*DATA SEGMENT*.
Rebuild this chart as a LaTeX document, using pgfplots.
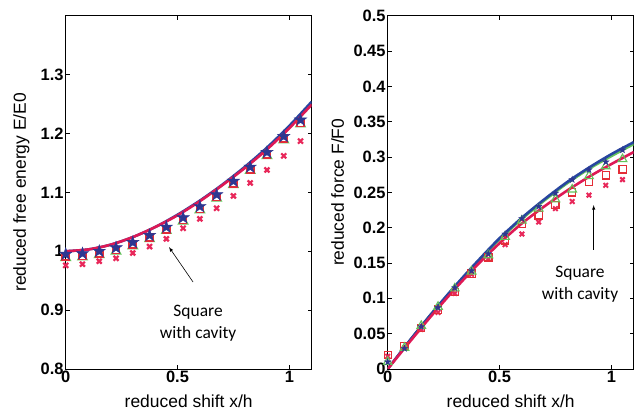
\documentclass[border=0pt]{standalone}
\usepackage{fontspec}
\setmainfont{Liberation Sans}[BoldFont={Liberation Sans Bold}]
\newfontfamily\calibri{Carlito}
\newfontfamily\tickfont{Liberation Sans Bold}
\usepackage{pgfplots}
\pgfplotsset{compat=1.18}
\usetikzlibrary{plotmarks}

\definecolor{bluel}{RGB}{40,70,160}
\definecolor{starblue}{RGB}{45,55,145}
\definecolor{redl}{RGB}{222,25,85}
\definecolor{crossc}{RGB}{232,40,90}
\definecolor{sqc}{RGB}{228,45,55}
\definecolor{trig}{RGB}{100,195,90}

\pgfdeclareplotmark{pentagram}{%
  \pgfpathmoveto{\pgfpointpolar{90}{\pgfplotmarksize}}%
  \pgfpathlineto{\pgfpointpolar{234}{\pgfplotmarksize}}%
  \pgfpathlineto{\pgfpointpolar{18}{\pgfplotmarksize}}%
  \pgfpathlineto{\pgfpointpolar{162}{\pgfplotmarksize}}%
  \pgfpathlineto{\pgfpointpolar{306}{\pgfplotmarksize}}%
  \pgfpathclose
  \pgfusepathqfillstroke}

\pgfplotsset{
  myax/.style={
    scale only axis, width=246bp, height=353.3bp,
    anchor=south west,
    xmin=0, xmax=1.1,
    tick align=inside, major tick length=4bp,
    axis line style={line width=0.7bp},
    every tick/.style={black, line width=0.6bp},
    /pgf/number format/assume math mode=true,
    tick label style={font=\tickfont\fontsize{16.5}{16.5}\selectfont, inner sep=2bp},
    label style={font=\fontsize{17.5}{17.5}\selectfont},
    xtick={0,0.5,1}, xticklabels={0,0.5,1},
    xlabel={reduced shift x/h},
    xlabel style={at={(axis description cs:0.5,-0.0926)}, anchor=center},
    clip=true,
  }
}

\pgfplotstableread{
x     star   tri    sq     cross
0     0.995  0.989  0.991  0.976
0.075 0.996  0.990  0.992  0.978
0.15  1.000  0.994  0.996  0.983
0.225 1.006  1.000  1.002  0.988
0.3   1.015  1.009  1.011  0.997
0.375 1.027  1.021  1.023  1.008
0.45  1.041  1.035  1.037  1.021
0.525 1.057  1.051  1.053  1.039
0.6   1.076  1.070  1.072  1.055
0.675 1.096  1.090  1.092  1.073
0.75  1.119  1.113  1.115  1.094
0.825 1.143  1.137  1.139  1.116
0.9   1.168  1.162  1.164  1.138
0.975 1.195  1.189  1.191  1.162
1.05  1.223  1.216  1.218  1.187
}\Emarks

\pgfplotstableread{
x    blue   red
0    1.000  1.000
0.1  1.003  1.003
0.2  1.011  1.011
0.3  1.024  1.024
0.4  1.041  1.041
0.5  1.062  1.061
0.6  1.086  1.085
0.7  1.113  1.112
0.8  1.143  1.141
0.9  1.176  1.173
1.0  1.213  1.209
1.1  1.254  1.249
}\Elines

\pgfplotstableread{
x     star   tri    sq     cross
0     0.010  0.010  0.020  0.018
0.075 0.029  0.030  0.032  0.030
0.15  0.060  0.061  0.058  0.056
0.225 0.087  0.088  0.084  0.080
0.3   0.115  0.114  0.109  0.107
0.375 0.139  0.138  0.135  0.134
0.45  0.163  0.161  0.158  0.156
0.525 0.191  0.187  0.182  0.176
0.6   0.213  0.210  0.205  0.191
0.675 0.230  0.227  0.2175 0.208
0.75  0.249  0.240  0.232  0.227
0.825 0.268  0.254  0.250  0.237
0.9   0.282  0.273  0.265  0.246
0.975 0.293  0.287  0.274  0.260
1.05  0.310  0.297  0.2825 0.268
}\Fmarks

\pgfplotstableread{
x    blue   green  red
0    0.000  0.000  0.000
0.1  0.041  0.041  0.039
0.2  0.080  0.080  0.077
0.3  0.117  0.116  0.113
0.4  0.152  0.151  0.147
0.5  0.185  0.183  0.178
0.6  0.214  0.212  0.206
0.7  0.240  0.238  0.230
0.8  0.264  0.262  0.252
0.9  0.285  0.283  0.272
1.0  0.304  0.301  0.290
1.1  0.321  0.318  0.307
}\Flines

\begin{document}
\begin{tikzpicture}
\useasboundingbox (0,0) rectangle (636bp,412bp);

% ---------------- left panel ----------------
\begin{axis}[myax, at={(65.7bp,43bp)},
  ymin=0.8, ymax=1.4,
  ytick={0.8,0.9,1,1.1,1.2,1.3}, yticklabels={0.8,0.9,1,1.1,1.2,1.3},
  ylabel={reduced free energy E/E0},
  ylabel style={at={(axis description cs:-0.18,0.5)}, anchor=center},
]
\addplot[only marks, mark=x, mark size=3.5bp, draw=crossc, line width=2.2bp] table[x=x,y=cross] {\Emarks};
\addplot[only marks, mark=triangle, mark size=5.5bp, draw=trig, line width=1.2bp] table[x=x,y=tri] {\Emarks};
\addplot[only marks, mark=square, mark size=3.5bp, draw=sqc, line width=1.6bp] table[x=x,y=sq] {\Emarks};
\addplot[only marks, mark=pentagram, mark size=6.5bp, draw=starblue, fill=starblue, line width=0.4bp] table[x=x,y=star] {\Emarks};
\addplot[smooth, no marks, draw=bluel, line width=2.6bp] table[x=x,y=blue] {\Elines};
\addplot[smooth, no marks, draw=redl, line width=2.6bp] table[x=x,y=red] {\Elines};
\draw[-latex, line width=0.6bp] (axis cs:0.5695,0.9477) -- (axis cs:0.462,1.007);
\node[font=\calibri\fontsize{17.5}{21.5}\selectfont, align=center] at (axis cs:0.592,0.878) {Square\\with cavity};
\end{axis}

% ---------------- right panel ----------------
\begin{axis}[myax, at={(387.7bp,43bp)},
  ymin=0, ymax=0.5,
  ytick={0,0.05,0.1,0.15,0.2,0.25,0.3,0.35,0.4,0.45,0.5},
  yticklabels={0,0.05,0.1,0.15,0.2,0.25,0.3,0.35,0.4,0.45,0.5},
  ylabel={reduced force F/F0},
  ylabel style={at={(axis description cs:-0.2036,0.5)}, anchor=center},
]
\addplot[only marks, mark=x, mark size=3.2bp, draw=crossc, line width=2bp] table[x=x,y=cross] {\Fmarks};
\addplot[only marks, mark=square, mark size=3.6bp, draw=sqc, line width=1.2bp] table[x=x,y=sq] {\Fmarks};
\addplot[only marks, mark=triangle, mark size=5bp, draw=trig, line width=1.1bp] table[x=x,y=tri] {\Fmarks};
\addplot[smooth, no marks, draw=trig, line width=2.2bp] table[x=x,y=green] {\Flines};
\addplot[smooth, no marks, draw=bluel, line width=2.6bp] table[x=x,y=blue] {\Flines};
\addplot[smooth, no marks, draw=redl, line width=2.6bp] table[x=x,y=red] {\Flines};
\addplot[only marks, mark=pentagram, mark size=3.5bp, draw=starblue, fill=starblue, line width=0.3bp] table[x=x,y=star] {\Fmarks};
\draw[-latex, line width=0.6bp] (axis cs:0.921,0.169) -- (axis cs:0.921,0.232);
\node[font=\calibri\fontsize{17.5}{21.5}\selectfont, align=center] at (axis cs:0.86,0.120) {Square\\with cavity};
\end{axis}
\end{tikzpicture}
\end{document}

*EXERCISE BRIEF*. Copy the data character for character, but drop all pictures from the copy.

*TASK ANSWER*.
Rebuild this chart as a LaTeX document, using pgfplots.
\documentclass[border=0pt]{standalone}
\usepackage{fontspec}
\setmainfont{Liberation Sans}[BoldFont={Liberation Sans Bold}]
\newfontfamily\calibri{Carlito}
\newfontfamily\tickfont{Liberation Sans Bold}
\usepackage{pgfplots}
\pgfplotsset{compat=1.18}
\usetikzlibrary{plotmarks}

\definecolor{bluel}{RGB}{40,70,160}
\definecolor{starblue}{RGB}{45,55,145}
\definecolor{redl}{RGB}{222,25,85}
\definecolor{crossc}{RGB}{232,40,90}
\definecolor{sqc}{RGB}{228,45,55}
\definecolor{trig}{RGB}{100,195,90}

\pgfdeclareplotmark{pentagram}{%
  \pgfpathmoveto{\pgfpointpolar{90}{\pgfplotmarksize}}%
  \pgfpathlineto{\pgfpointpolar{234}{\pgfplotmarksize}}%
  \pgfpathlineto{\pgfpointpolar{18}{\pgfplotmarksize}}%
  \pgfpathlineto{\pgfpointpolar{162}{\pgfplotmarksize}}%
  \pgfpathlineto{\pgfpointpolar{306}{\pgfplotmarksize}}%
  \pgfpathclose
  \pgfusepathqfillstroke}

\pgfplotsset{
  myax/.style={
    scale only axis, width=246bp, height=353.3bp,
    anchor=south west,
    xmin=0, xmax=1.1,
    tick align=inside, major tick length=4bp,
    axis line style={line width=0.7bp},
    every tick/.style={black, line width=0.6bp},
    /pgf/number format/assume math mode=true,
    tick label style={font=\tickfont\fontsize{16.5}{16.5}\selectfont, inner sep=2bp},
    label style={font=\fontsize{17.5}{17.5}\selectfont},
    xtick={0,0.5,1}, xticklabels={0,0.5,1},
    xlabel={reduced shift x/h},
    xlabel style={at={(axis description cs:0.5,-0.0926)}, anchor=center},
    clip=true,
  }
}

\pgfplotstableread{
x     star   tri    sq     cross
0     0.995  0.989  0.991  0.976
0.075 0.996  0.990  0.992  0.978
0.15  1.000  0.994  0.996  0.983
0.225 1.006  1.000  1.002  0.988
0.3   1.015  1.009  1.011  0.997
0.375 1.027  1.021  1.023  1.008
0.45  1.041  1.035  1.037  1.021
0.525 1.057  1.051  1.053  1.039
0.6   1.076  1.070  1.072  1.055
0.675 1.096  1.090  1.092  1.073
0.75  1.119  1.113  1.115  1.094
0.825 1.143  1.137  1.139  1.116
0.9   1.168  1.162  1.164  1.138
0.975 1.195  1.189  1.191  1.162
1.05  1.223  1.216  1.218  1.187
}\Emarks

\pgfplotstableread{
x    blue   red
0    1.000  1.000
0.1  1.003  1.003
0.2  1.011  1.011
0.3  1.024  1.024
0.4  1.041  1.041
0.5  1.062  1.061
0.6  1.086  1.085
0.7  1.113  1.112
0.8  1.143  1.141
0.9  1.176  1.173
1.0  1.213  1.209
1.1  1.254  1.249
}\Elines

\pgfplotstableread{
x     star   tri    sq     cross
0     0.010  0.010  0.020  0.018
0.075 0.029  0.030  0.032  0.030
0.15  0.060  0.061  0.058  0.056
0.225 0.087  0.088  0.084  0.080
0.3   0.115  0.114  0.109  0.107
0.375 0.139  0.138  0.135  0.134
0.45  0.163  0.161  0.158  0.156
0.525 0.191  0.187  0.182  0.176
0.6   0.213  0.210  0.205  0.191
0.675 0.230  0.227  0.2175 0.208
0.75  0.249  0.240  0.232  0.227
0.825 0.268  0.254  0.250  0.237
0.9   0.282  0.273  0.265  0.246
0.975 0.293  0.287  0.274  0.260
1.05  0.310  0.297  0.2825 0.268
}\Fmarks

\pgfplotstableread{
x    blue   green  red
0    0.000  0.000  0.000
0.1  0.041  0.041  0.039
0.2  0.080  0.080  0.077
0.3  0.117  0.116  0.113
0.4  0.152  0.151  0.147
0.5  0.185  0.183  0.178
0.6  0.214  0.212  0.206
0.7  0.240  0.238  0.230
0.8  0.264  0.262  0.252
0.9  0.285  0.283  0.272
1.0  0.304  0.301  0.290
1.1  0.321  0.318  0.307
}\Flines

\begin{document}
\begin{tikzpicture}
\useasboundingbox (0,0) rectangle (636bp,412bp);

% ---------------- left panel ----------------
\begin{axis}[myax, at={(65.7bp,43bp)},
  ymin=0.8, ymax=1.4,
  ytick={0.8,0.9,1,1.1,1.2,1.3}, yticklabels={0.8,0.9,1,1.1,1.2,1.3},
  ylabel={reduced free energy E/E0},
  ylabel style={at={(axis description cs:-0.18,0.5)}, anchor=center},
]
\addplot[only marks, mark=x, mark size=3.5bp, draw=crossc, line width=2.2bp] table[x=x,y=cross] {\Emarks};
\addplot[only marks, mark=triangle, mark size=5.5bp, draw=trig, line width=1.2bp] table[x=x,y=tri] {\Emarks};
\addplot[only marks, mark=square, mark size=3.5bp, draw=sqc, line width=1.6bp] table[x=x,y=sq] {\Emarks};
\addplot[only marks, mark=pentagram, mark size=6.5bp, draw=starblue, fill=starblue, line width=0.4bp] table[x=x,y=star] {\Emarks};
\addplot[smooth, no marks, draw=bluel, line width=2.6bp] table[x=x,y=blue] {\Elines};
\addplot[smooth, no marks, draw=redl, line width=2.6bp] table[x=x,y=red] {\Elines};
\draw[-latex, line width=0.6bp] (axis cs:0.5695,0.9477) -- (axis cs:0.462,1.007);
\node[font=\calibri\fontsize{17.5}{21.5}\selectfont, align=center] at (axis cs:0.592,0.878) {Square\\with cavity};
\end{axis}

% ---------------- right panel ----------------
\begin{axis}[myax, at={(387.7bp,43bp)},
  ymin=0, ymax=0.5,
  ytick={0,0.05,0.1,0.15,0.2,0.25,0.3,0.35,0.4,0.45,0.5},
  yticklabels={0,0.05,0.1,0.15,0.2,0.25,0.3,0.35,0.4,0.45,0.5},
  ylabel={reduced force F/F0},
  ylabel style={at={(axis description cs:-0.2036,0.5)}, anchor=center},
]
\addplot[only marks, mark=x, mark size=3.2bp, draw=crossc, line width=2bp] table[x=x,y=cross] {\Fmarks};
\addplot[only marks, mark=square, mark size=3.6bp, draw=sqc, line width=1.2bp] table[x=x,y=sq] {\Fmarks};
\addplot[only marks, mark=triangle, mark size=5bp, draw=trig, line width=1.1bp] table[x=x,y=tri] {\Fmarks};
\addplot[smooth, no marks, draw=trig, line width=2.2bp] table[x=x,y=green] {\Flines};
\addplot[smooth, no marks, draw=bluel, line width=2.6bp] table[x=x,y=blue] {\Flines};
\addplot[smooth, no marks, draw=redl, line width=2.6bp] table[x=x,y=red] {\Flines};
\addplot[only marks, mark=pentagram, mark size=3.5bp, draw=starblue, fill=starblue, line width=0.3bp] table[x=x,y=star] {\Fmarks};
\draw[-latex, line width=0.6bp] (axis cs:0.921,0.169) -- (axis cs:0.921,0.232);
\node[font=\calibri\fontsize{17.5}{21.5}\selectfont, align=center] at (axis cs:0.86,0.120) {Square\\with cavity};
\end{axis}
\end{tikzpicture}
\end{document}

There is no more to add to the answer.